We wish you all a joyous and peaceful Vesak.”

Does a Robot Dog have Buddhanature?

Buddhist priests are performing funeral rites for robot dogs in Japan. At the Kofukuji Temple in Nara, head priest Bungen Oi chanted sutras, lit incense, and said prayers for 114 Sony Aibo dogs that had stopped functioning. Sony has stopped producing the robots, and broken Aibo are returned to the factory to be stripped for parts and used to repair other dogs, the Japan Times reports. Sounds like samsara for the poor pups.

Related: AI, Karma & Our Robot Future

Let the Rohingya Return: U.N.

The United Nations wrapped up a visit to Myanmar this week to observe the Rohingya refugee crisis. After visiting refugee camps in Bangladesh and the abandoned homes in the Rakhine state, the U.N. Security Council called on Myanmar to create safe conditions for the Rohingya to return. “I think it’s impossible not to be deeply moved by what we heard in Cox’s Bazar [southern Bangladesh] and particularly the scale of it,” Karen Pierce, the United Kingdom’s Ambassador to the U.N., said.

Related: Rohingya in “Last Stages of Genocide”

Myanmar Air Strikes Threaten Civilians in Kachin

The Myanmar military has been using heavy weapons and aerial strikes in civilian areas in its fight against the mostly Christian rebels in the northern state of Kachin, according to a U.N. expert. Yanghee Lee, the U.N. special rapporteur on the situation of human rights in Myanmar, called the conflict with the Kachin Independence Army “wholly unacceptable.” “Civilians must never be subjected to violence during the course of conflict,” she said in a statement released on Tuesday.

Police Whistleblower OKed in Myanmar Journalist Trial

Two Reuters journalists on trial in Myanmar will be allowed to use the testimony of a police whistleblower who claims that they have been framed. The judge overseeing the case rejected the prosecutors appeal to declare Police Capt. Moe Yan Naing a hostile witness after he said last month that reporters Wa Lone and Kyaw Soe Oo were set up by two police officers, the Associated Press reports. The reporters had been covering the Rohingya refugee crisis in the country, which has been limiting access to media and humanitarian workers.

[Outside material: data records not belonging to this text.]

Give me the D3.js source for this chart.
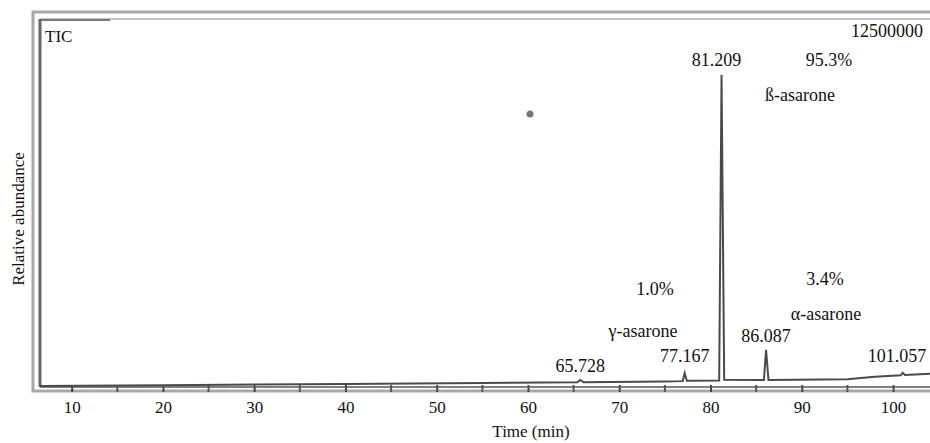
<!DOCTYPE html>
<html>
<head>
<meta charset="utf-8">
<script src="https://cdn.jsdelivr.net/npm/d3@7"></script>
<style>
  body { margin: 0; background: #fff; }
</style>
</head>
<body>
<div class="container"></div>
<script>
// chromatogram trace, time (min) vs relative abundance (%)
var traceTime = [6.5, 20, 40, 55, 65.4, 65.728, 66.1, 75, 76.95, 77.167, 77.4, 80.95, 81.209, 81.5, 85.85, 86.087, 86.35, 95, 98, 100.85, 101.057, 101.3, 104.1];
var traceValue = [0.3, 0.5, 0.8, 1.1, 1.3, 1.9, 1.3, 1.5, 1.6, 3.8, 1.7, 1.8, 85.0, 2.0, 1.9, 10.1, 1.9, 2.1, 2.8, 3.2, 3.9, 3.3, 3.6];

var peakTimes = [65.728, 77.167, 81.209, 86.087, 101.057];
var peakLabels = ['65.728', '77.167', '81.209', '86.087', '101.057'];

var compoundNames = ['\u03b3-asarone', '\u00df-asarone', '\u03b1-asarone'];
var compoundShares = ['1.0%', '95.3%', '3.4%'];

var xTicks = [10, 20, 30, 40, 50, 60, 70, 80, 90, 100];
var xMinorTicks = [15, 25, 35, 45, 55, 65, 75, 85, 95];

var W = 930, H = 443;
var SERIF = '"Liberation Serif", "Times New Roman", serif';

var svg = d3.select('.container').append('svg')
    .attr('width', W)
    .attr('height', H)
    .style('font-family', SERIF);

var x = d3.scaleLinear().domain([6.53, 104.05]).range([40, 930]);
var y = d3.scaleLinear().domain([0, 100]).range([387, 20]);

// frame
svg.append('rect')
    .attr('x', 33).attr('y', 12)
    .attr('width', 910).attr('height', 379)
    .attr('fill', 'none')
    .attr('stroke', '#a8a8a8')
    .attr('stroke-width', 3);
svg.append('line')
    .attr('x1', 40).attr('x2', 930).attr('y1', 19).attr('y2', 19)
    .attr('stroke', '#c4c4c4').attr('stroke-width', 2);
svg.append('line')
    .attr('x1', 40).attr('x2', 110).attr('y1', 20).attr('y2', 20)
    .attr('stroke', '#777').attr('stroke-width', 2);
svg.append('line')
    .attr('x1', 40).attr('x2', 40).attr('y1', 19).attr('y2', 387)
    .attr('stroke', '#666').attr('stroke-width', 3);

// axis
var axis = svg.append('g').attr('transform', 'translate(0,385)');
axis.call(d3.axisBottom(x).tickValues(xTicks).tickSize(7).tickPadding(9).tickFormat(d3.format('d')));
axis.attr('font-family', SERIF).attr('font-size', 17);
axis.select('.domain').remove();
axis.selectAll('.tick line').attr('stroke', '#444').attr('stroke-width', 2);
axis.selectAll('.tick text')
    .style('font-family', SERIF)
    .style('font-size', '17px')
    .attr('fill', '#111');

axis.selectAll('.minor')
    .data(xMinorTicks)
    .enter()
    .append('line')
    .attr('x1', function (d) { return x(d); })
    .attr('x2', function (d) { return x(d); })
    .attr('y1', 0).attr('y2', 7)
    .attr('stroke', '#555').attr('stroke-width', 2);

svg.append('line')
    .attr('x1', 40).attr('x2', 930).attr('y1', y(0)).attr('y2', y(0))
    .attr('stroke', '#555').attr('stroke-width', 1.5);

// trace
var traceData = traceTime.map(function (t, i) { return [t, traceValue[i]]; });
var line = d3.line()
    .x(function (d) { return x(d[0]); })
    .y(function (d) { return y(d[1]); });

svg.append('path')
    .datum(traceData)
    .attr('d', line)
    .attr('fill', 'none')
    .attr('stroke', '#4a4a4a')
    .attr('stroke-width', 2);

// scan speck
svg.append('circle').attr('cx', 530).attr('cy', 114).attr('r', 3.5).attr('fill', '#777');

function addText(sel) {
    return sel
        .style('font-family', SERIF)
        .style('font-size', '18px')
        .attr('fill', '#111');
}

// peak labels, placed above each peak
var peakLabelY = [372, 362, 66, 342, 362];
var peakLabelDx = [0, 0, -5, 0, 3];
addText(svg.selectAll('.peak-label')
    .data(peakTimes)
    .enter()
    .append('text')
    .attr('class', 'peak-label')
    .attr('x', function (d, i) { return Math.min(x(d) + peakLabelDx[i], 897); })
    .attr('y', function (d, i) { return peakLabelY[i]; })
    .attr('text-anchor', 'middle')
    .text(function (d, i) { return peakLabels[i]; }));

// compound names and shares
var namePos = [[643, 337], [800, 101], [826, 320]];
var sharePos = [[655, 295], [829, 66], [825, 285]];
addText(svg.selectAll('.cname')
    .data(compoundNames)
    .enter()
    .append('text')
    .attr('class', 'cname')
    .attr('x', function (d, i) { return namePos[i][0]; })
    .attr('y', function (d, i) { return namePos[i][1]; })
    .attr('text-anchor', 'middle')
    .text(function (d) { return d; }));
addText(svg.selectAll('.cshare')
    .data(compoundShares)
    .enter()
    .append('text')
    .attr('class', 'cshare')
    .attr('x', function (d, i) { return sharePos[i][0]; })
    .attr('y', function (d, i) { return sharePos[i][1]; })
    .attr('text-anchor', 'middle')
    .text(function (d) { return d; }));

addText(svg.append('text'))
    .attr('x', 45).attr('y', 42)
    .style('font-size', '17px')
    .text('TIC');
addText(svg.append('text'))
    .attr('x', 923).attr('y', 37)
    .attr('text-anchor', 'end')
    .text('12500000');

addText(svg.append('text'))
    .attr('x', 531).attr('y', 437)
    .attr('text-anchor', 'middle')
    .style('font-size', '17px')
    .text('Time (min)');
addText(svg.append('text'))
    .attr('transform', 'translate(24,219) rotate(-90)')
    .attr('text-anchor', 'middle')
    .style('font-size', '17px')
    .text('Relative abundance');
</script>
</body>
</html>
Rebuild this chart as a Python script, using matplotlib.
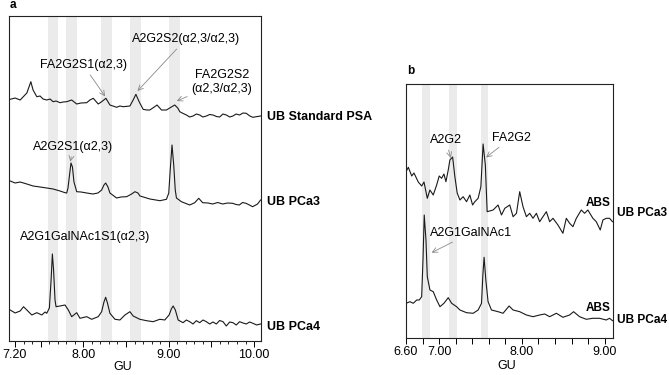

Tibetan Refugees’ Voting Problem in India

In the Indian state of Karnataka, displaced Tibetans are allowed to vote, but won’t be participating in this year’s election. The 2018 State Assembly election will be the first time that the Tibetan refugees have been permitted to register to vote, the Hindu newspaper reports. But misinformation about voting requirements has resulted in most Tibetans being disenfranchised. Furthermore, many Tibetans refugees are reluctant to become Indian citizens because they fear that it will harm the Tibetan independence movement.

A Week of Buddhist Films

The Buddhist Film Foundation is presenting a free screening at the Smithsonian’s Freer | Sackler gallery in Washington, D.C., this week. “Screening the Buddha” will feature movies such as Golden Kingdom, My Son Tenzin, The Three Marks of Existence, Zen for Nothing, and Honeygiver Among the Dogs. Or if you can’t make it to D.C. this week, stay home and check out our latest Film Club feature.